= Anders Uppström =

Swedish philologist

Anders Uppström. Painting owned by Gästrike-Hälsinge nation, Uppsala.

Anders Uppström (29 June 1806 - 21 January 1865) was a Swedish philologist, particularly known for his work on the Codex Argenteus, the manuscript of Bishop Wulfila's Gothic Bible translation held by the Uppsala University Library.

Born into the family of a factory worker at Hammarby bruk in Gästrikland, Uppström had his education partly paid for by his father's employer Tore Petré. After completing school in Gävle, he enrolled at Uppsala University in 1824, and was awarded the highest degree at the Faculty of Philosophy, filosofie magister, in 1833. He worked as a teacher of Greek and Hebrew at the Uppsala Cathedral School between 1835 and 1859 (as kollega from 1834, förste adjunkt from 1845, and lektor — lecturer — from 1858). He was appointed docent of the Gothic language at the University in 1850, and professor extraordinary of "Mesogothic and related languages" in 1859.

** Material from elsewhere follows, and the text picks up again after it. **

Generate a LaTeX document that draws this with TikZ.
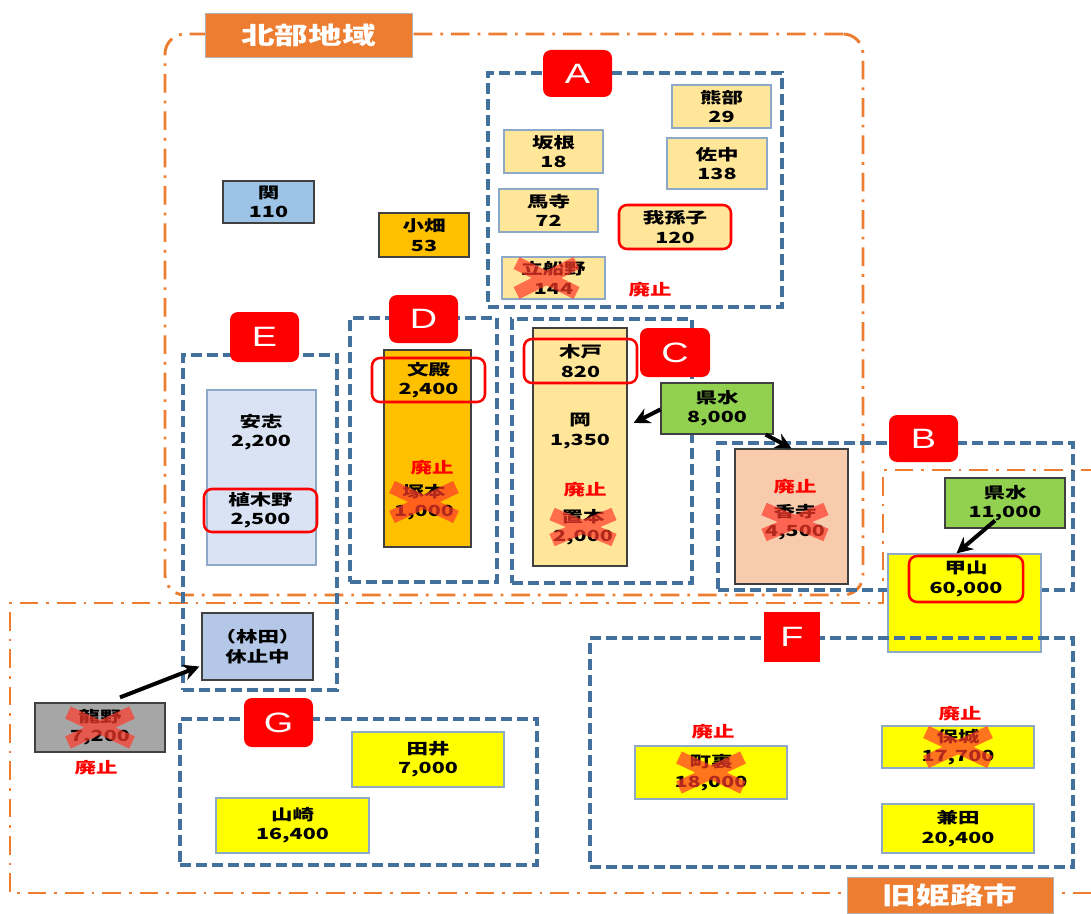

Uppström started studying Gothic in 1834 and became docent based on his dissertation, Aivaggeljo þairh Matþaiu eller Fragmenterna af Matthæi Evangelium på götiska jemte ordförklaring och ordböjningslära, for which the Swedish Academy awarded him its Royal Prize. In 1854, he published an edition of the parts of Wulfila's Gothic Bible translation that were known from the manuscript Codex Argenteus. This codex had been kept in Uppsala since the late seventeenth century and is thought to have originated at the court of Ostrogothic king Theodoric the Great (d. 526). His edition contained only the text from the 177 manuscript leaves then extant, ten leaves having mysteriously disappeared between 1821 and 1834. The ten missing leaves were recovered in 1857, returned to Uppström by an old library janitor on his deathbed. Uppström published a supplement to his previous edition, Decem Codicis argenteæ rediviva folia the same year.

A journey in 1860 to Rome, Milan, and Wolfenbüttel, financed by the sons of his childhood patron Petré, resulted in Fragmenta gothica selecta (1861) and another journey to the Ambrosian Library in Milan in 1863 to study the so-called Ambrosian Gothic manuscripts led to Codices gotici ambrosiani, which was published posthumously by his son Anders Erik Wilhelm Uppström in 1868.

Uppström also published works on comparative Indo-European linguistics, Swedish dialects, and a variety of other topics.